Frankreich: Regierung setzt Arbeitsmarktreform trotz wachsender Proteste durch

Die französische Regierung der in sich gespaltenen Sozialistischen Partei (PS) mußte am 12.5. aus Verzweiflung auf Sondervollmachten laut Artikel 49-3 der Verfassung zurückgreifen, um ihre Arbeitsmarktreform ohne Parlamentsabstimmung in Kraft zu setzen.

Mit dem neuen Gesetz soll erreicht werden, was der Weltwährungsfonds und die EU-Kommission im Interesse der Banken „zur Rettung des Euro“ gefordert hatten: längere Arbeitszeiten, weniger Sicherheiten für Arbeitsplätze und weniger Schutz für die Beschäftigten. Bisher waren die Beschäftigten in Frankreich durch ein nationales Arbeitsgesetz geschützt, das für alle Beschäftigten galt, nun erlaubt die „Reform“ es den Arbeitgebern, die Arbeitsbedingungen direkt mit Beschäftigten auszuhandeln und Verträge zu schließen, die gegen die derzeitigen Arbeitsgesetze und Tarifrechte verstoßen.

Die Mobilisierung gegen das neue Gesetz begann im März, als der PS nahestehende Studentenverbände, die 2012 Hollandes Wahl unterstützt hatten, zu Protestaktionen aufriefen. Als die Gewerkschaften sich den Protesten der jungen Demonstranten anschlossen, gingen mehr als eine Million Menschen auf die Straße. Daraufhin beschloß die Regierung, um die Kritiker zu beschwichtigen, mehrere Änderungen im Gesetzentwurf, die aber den Konservativen und dem Arbeitgeberverband MEDEF, die das Gesetz unterstützt hatten, zu weit gingen, weshalb diese sich ebenfalls gegen das Gesetz wandten.

Die immer mehr geschwächte und isolierte Regierung ordnete dann verzweifelt eine rücksichtlose Unterdrückung der Demonstrationen an und mobilisierte dafür auf der Grundlage des Ausnahmezustands, der im November nach dem Terroranschlag auf das Bataclan-Theater ausgerufen worden war, Massen von Bereitschaftspolizei.

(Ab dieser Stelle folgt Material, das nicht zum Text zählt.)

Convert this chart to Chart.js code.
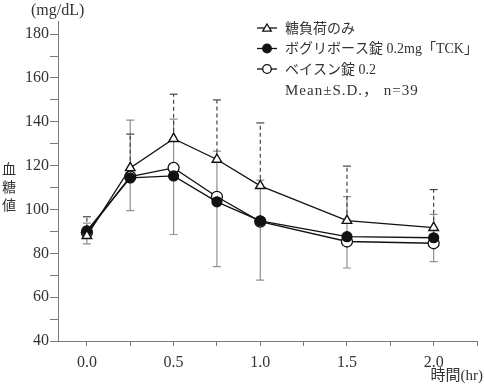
<!DOCTYPE html>
<html>
<head>
<meta charset="utf-8">
<script src="https://cdn.jsdelivr.net/npm/chart.js@4.4.1/dist/chart.umd.min.js"></script>
<style>
html,body{margin:0;padding:0;background:#fff;}
#wrap{position:relative;width:484px;height:384px;}
</style>
</head>
<body>
<div id="wrap"><canvas id="c" width="484" height="384"></canvas></div>
<script>
// ---- data ----
const times = [0, 0.25, 0.5, 0.75, 1.0, 1.5, 2.0];
const seriesNames = ["糖負荷のみ", "ボグリボース錠 0.2mg「TCK」", "ベイスン錠 0.2"];
const sugarOnly = [88.0, 119.0, 132.3, 122.8, 110.8, 94.9, 91.7];
const voglibose = [90.3, 114.4, 115.3, 103.5, 94.8, 87.6, 87.1];
const basen = [89.5, 115.0, 119.0, 105.8, 94.5, 85.4, 84.6];
// error bar ends (mean ± S.D.)
const sugarOnlyUpper = [96.7, 134.4, 152.6, 150.0, 139.5, 119.8, 109.1];
const vogliboseUpper = [93.8, 140.8, 141.2, 126.6, 113.4, 105.9, 97.8];
const basenLower = [84.3, 99.5, 88.6, 73.9, 67.8, 73.3, 76.2];
const xTicks = [0, 0.25, 0.5, 0.75, 1.0, 1.25, 1.5, 1.75, 2.0, 2.25];
const xLabels = [0, 0.5, 1.0, 1.5, 2.0];
const yTicks = [40, 50, 60, 70, 80, 90, 100, 110, 120, 130, 140, 150, 160, 170, 180];
const yLabels = [40, 60, 80, 100, 120, 140, 160, 180];
const noteText = "Mean±S.D.， n=39";
const yTitle = "(mg/dL)";
const yTitle2 = ["血", "糖", "値"];
const xTitle = "時間(hr)";

const SERIF = "'Liberation Serif','DejaVu Serif','Noto Sans CJK JP',serif";
const AXIS = '#7a7a7a';

function pts(arr){ return times.map((t,i)=>({x:t,y:arr[i]})); }

const errPlugin = {
  id:'errbars',
  beforeDatasetsDraw(chart){
    const {ctx, scales:{x,y}} = chart;
    ctx.save();
    const cap = 4;
    // grey solid bars
    ctx.strokeStyle = '#909090'; ctx.lineWidth = 1.2; ctx.setLineDash([]);
    times.forEach((t,i)=>{
      const px = x.getPixelForValue(t);
      const yU = y.getPixelForValue(vogliboseUpper[i]);
      const yM = y.getPixelForValue(voglibose[i]);
      const yL = y.getPixelForValue(basenLower[i]);
      const yM2 = y.getPixelForValue(basen[i]);
      ctx.beginPath();
      ctx.moveTo(px, yM); ctx.lineTo(px, yU);
      ctx.moveTo(px-cap, yU); ctx.lineTo(px+cap, yU);
      ctx.moveTo(px, yM2); ctx.lineTo(px, yL);
      ctx.moveTo(px-cap, yL); ctx.lineTo(px+cap, yL);
      ctx.stroke();
    });
    // dashed bars for sugar only
    ctx.strokeStyle = '#444'; ctx.lineWidth = 1.2;
    times.forEach((t,i)=>{
      const px = x.getPixelForValue(t);
      const yU = y.getPixelForValue(sugarOnlyUpper[i]);
      const yM = y.getPixelForValue(sugarOnly[i]);
      ctx.setLineDash([4,3]);
      ctx.beginPath(); ctx.moveTo(px, yM); ctx.lineTo(px, yU); ctx.stroke();
      ctx.setLineDash([]);
      ctx.beginPath(); ctx.moveTo(px-cap, yU); ctx.lineTo(px+cap, yU); ctx.stroke();
    });
    ctx.restore();
  },
  afterDraw(chart){
    const {ctx} = chart;
    ctx.save();
    ctx.fillStyle = '#333';
    ctx.textBaseline = 'middle';
    // y title
    ctx.font = "16px " + SERIF;
    ctx.textAlign = 'left';
    ctx.fillText(yTitle, 31, 11);
    ctx.font = "14px " + SERIF;
    ctx.textAlign = 'center';
    yTitle2.forEach((ch,i)=>ctx.fillText(ch, 9, 170 + i*18));
    // x title
    ctx.font = "15px " + SERIF;
    ctx.textAlign = 'right';
    ctx.fillText(xTitle, 483, 376);
    // legend
    const rows = [28, 48.5, 69];
    const styles = ['tri','fill','open'];
    ctx.textAlign = 'left';
    rows.forEach((ry,i)=>{
      ctx.strokeStyle = '#111'; ctx.lineWidth = 1.3;
      ctx.beginPath(); ctx.moveTo(257, ry); ctx.lineTo(277, ry); ctx.stroke();
      const cx = 267;
      ctx.beginPath();
      if (styles[i]==='tri'){
        ctx.moveTo(cx, ry-4); ctx.lineTo(cx+4.3, ry+3.2); ctx.lineTo(cx-4.3, ry+3.2); ctx.closePath();
        ctx.fillStyle = '#fff'; ctx.fill(); ctx.stroke();
      } else {
        ctx.arc(cx, ry, 4.3, 0, Math.PI*2);
        ctx.fillStyle = styles[i]==='fill' ? '#111' : '#fff'; ctx.fill(); ctx.stroke();
      }
      ctx.fillStyle = '#333';
      ctx.font = "14px " + SERIF;
      ctx.fillText(seriesNames[i], 285, ry+1);
    });
    ctx.font = "15px " + SERIF;
    try { ctx.letterSpacing = '1px'; } catch(e) {}
    ctx.fillText(noteText, 285, 91);
    ctx.restore();
  }
};

new Chart(document.getElementById('c'), {
  type:'line',
  data:{
    datasets:[
      {label:seriesNames[0], data:pts(sugarOnly), borderColor:'#111', borderWidth:1.3,
       pointStyle:'triangle', pointRadius:5.5, pointBackgroundColor:'#fff', pointBorderColor:'#111', pointBorderWidth:1.4},
      {label:seriesNames[1], data:pts(voglibose), borderColor:'#111', borderWidth:1.3,
       pointStyle:'circle', pointRadius:5, pointBackgroundColor:'#111', pointBorderColor:'#111', pointBorderWidth:1.2},
      {label:seriesNames[2], data:pts(basen), borderColor:'#111', borderWidth:1.3,
       pointStyle:'circle', pointRadius:5.5, pointBackgroundColor:'#fff', pointBorderColor:'#111', pointBorderWidth:1.3}
    ]
  },
  options:{
    responsive:false, animation:false,
    layout:{padding:{left:0, right:3, top:21, bottom:0}},
    plugins:{legend:{display:false}, tooltip:{enabled:false}},
    scales:{
      x:{
        type:'linear', min:-0.1667, max:2.25,
        afterBuildTicks(s){ s.ticks = xTicks.map(v=>({value:v})); },
        afterFit(s){ s.height = 43; },
        grid:{display:true, drawOnChartArea:false, drawTicks:true, tickLength:5, color:AXIS},
        border:{display:true, color:AXIS, width:1},
        ticks:{padding:7, autoSkip:false, maxRotation:0, color:'#333',
          font:{family:SERIF, size:16},
          callback:(v)=> xLabels.some(l=>Math.abs(l-v)<1e-6) ? Number(v).toFixed(1) : ''}
      },
      y:{
        type:'linear', min:40, max:186,
        afterBuildTicks(s){ s.ticks = yTicks.map(v=>({value:v})); },
        afterFit(s){ s.width = 58; },
        grid:{display:true, drawOnChartArea:false, drawTicks:true, tickLength:8, color:AXIS},
        border:{display:true, color:AXIS, width:1},
        ticks:{padding:1, autoSkip:false, color:'#333',
          font:{family:SERIF, size:16},
          callback:(v)=> yLabels.includes(v) ? String(v) : ''}
      }
    }
  },
  plugins:[errPlugin]
});
</script>
</body>
</html>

Als die Demonstrationen trotzdem nicht aufhörten, beschloß die Regierung unter dem wachsenden Druck der Banken und der EU, aufs Ganze zu gehen.

Da Premierminister Valls in der Nationalversammlung keine Mehrheit für das Gesetz zustandebrachte, griff er auf Artikel 49-3 zurück. Die Opposition beantragte daraufhin ein Mißtrauensvotum im Parlament, das die Regierung aber erwartungsgemäß überstand.

Die Annahme des Gesetzes gilt als Wendepunkt und vor allem als Ausdruck der Verachtung der Eliten für das Volk. Während die PS erwägt, parteiinterne Gegner des Gesetzes auszuschließen, planen die Eisenbahner, Studenten, die Air-France-Piloten und viele andere bereits neue Aktionen.